Entre amigos
El Evangelio nos hace felices
De una entrevista con el élder Jean A. Tefan, Setenta de Área, Área de las Islas del Pacífico; por Kimberly Webb, Revistas de la Iglesia
“Ahora, ¿qué oímos en el evangelio que hemos recibido? ¡Una voz de alegría!” (D. y C. 128:19).
Me crié en Tahití; mi madre y mi padre se unieron a la Iglesia cuando yo era niño, pero no me bauticé de inmediato. Cuando tenía once años, asistí a la Primaria un miércoles por la tarde; nos sentamos sobre una estera bajo un árbol de mangos mientras la maestra de la Primaria nos contaba el relato de la Primera Visión. A medida que nos hablaba, el corazón me empezó a latir con fuerza; tuve el firme sentimiento de que la Primera Visión de José Smith es verdadera y de que él era un profeta verdadero. Después de esa experiencia espiritual, les dije a mis padres: “Tengo un testimonio y quiero bautizarme”.
Desde el día en que me bauticé, hasta que me gradué de la escuela secundaria, yo era el único miembro de la Iglesia en toda la escuela. Mis compañeros me decían: “¿No fumas? ¿No tomas? No eres hombre; eres un ‘mariquita’”.
Al final del año escolar, cuando estaba en segundo o tercer grado de enseñanza media, unos de mis compañeros llevaron alcohol a una fiesta. Entre todos me agarraron, me sujetaron a la fuerza y trataron de hacerme beber champaña. No intentaban hacerme daño, sino que sólo querían burlarse de mí. Por suerte, pude zafarme y salí de allí. Nunca he lamentado el guardar la Palabra de Sabiduría. Desde aquel entonces, algunos de mis compañeros han fallecido, pero yo estoy agradecido de estar con vida, con salud y tratando de servirle al Señor.
Uno de mis compañeros de escuela llegó a ser muy rico; en una ocasión, me dijo: “Te admiro; mi familia es adinerada, pero no somos tan felices como tú”. Lo consideré un cumplido para todos los Santos de los Últimos Días. Él podía darse cuenta de que el vivir el Evangelio nos hace felices.
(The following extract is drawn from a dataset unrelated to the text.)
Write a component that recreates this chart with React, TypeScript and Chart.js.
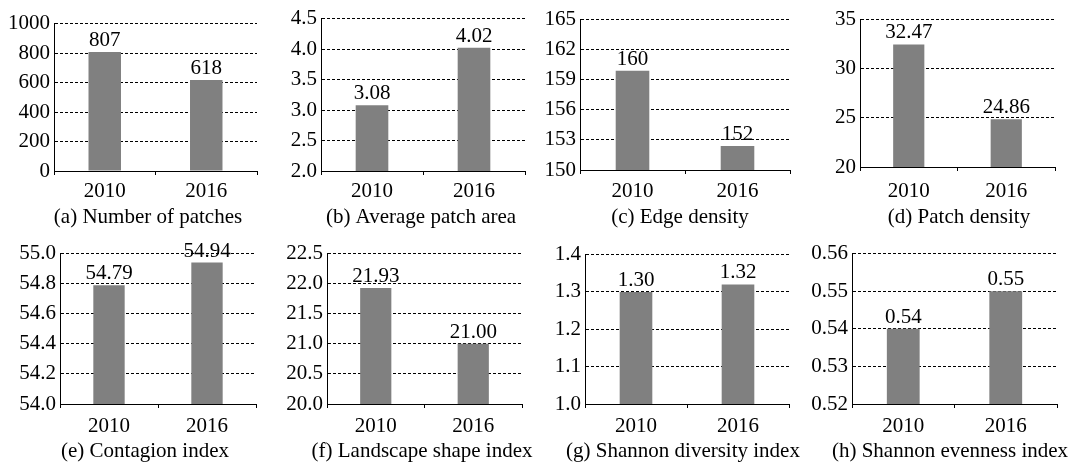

Fui presidente de la Misión Fiji Suva. Un día, mientras caminaba con dos élderes en la isla de Kiribati, se acercó a nosotros un hombre que estaba borracho. Yo quería correrlo de allí, pero él vio mi placa de identificación y me llamó por mi nombre: “Presidente Tefan, quisiera que usted y sus misioneros fueran a cenar a mi casa”.
Pensé que ese hombre no sabía lo que hacía. Me volví a los élderes y les pregunté: “¿Qué piensan? ¿Les gustaría aceptar la invitación?”. Dijeron que les gustaría hacerlo, y sentí la impresión de aceptar su ofrecimiento.
La noche siguiente todos disfrutamos de una deliciosa cena china: pollo, pescado, otras carnes y fideos. Los misioneros estaban felices porque para ellos era un cambio de su menú diario de pescado y arroz. Al concluir la cena, le agradecí al hombre y le dije: “Ahora yo tengo un regalo que me gustaría hacerle. ¿Le gustaría que estos misioneros le enseñaran el Evangelio de Jesucristo?”.
Dijo que no estaba interesado, pero que los misioneros podrían enseñarle a su esposa y a su hijo de 18 años de edad. Tres meses más tarde, el hijo de 18 años se bautizó; un año después se bautizó la esposa, y él empezó a asistir a la iglesia. Él me pidió una bendición para ayudarlo a dejar de fumar y de beber, y le fue posible hacerlo. La última vez que visité a esa familia, el hijo había sido admitido a la Universidad Brigham Young–Hawai, con una beca que le cubría todos los estudios, y también había recibido un llamamiento misional a Hong Kong.
Al pensar en la experiencia que tuve con esa familia, estoy contento por no haber corrido a aquel “borracho”, sino por haber seguido la inspiración del Espíritu para aceptar la invitación a cenar, para hablar y para pedirle que escuchara el Evangelio.
Niños, les invito a abrir la boca; inviten a sus amigos a la iglesia y a escuchar el mensaje del Evangelio, ya que nunca se sabe los milagros que puedan ocurrir.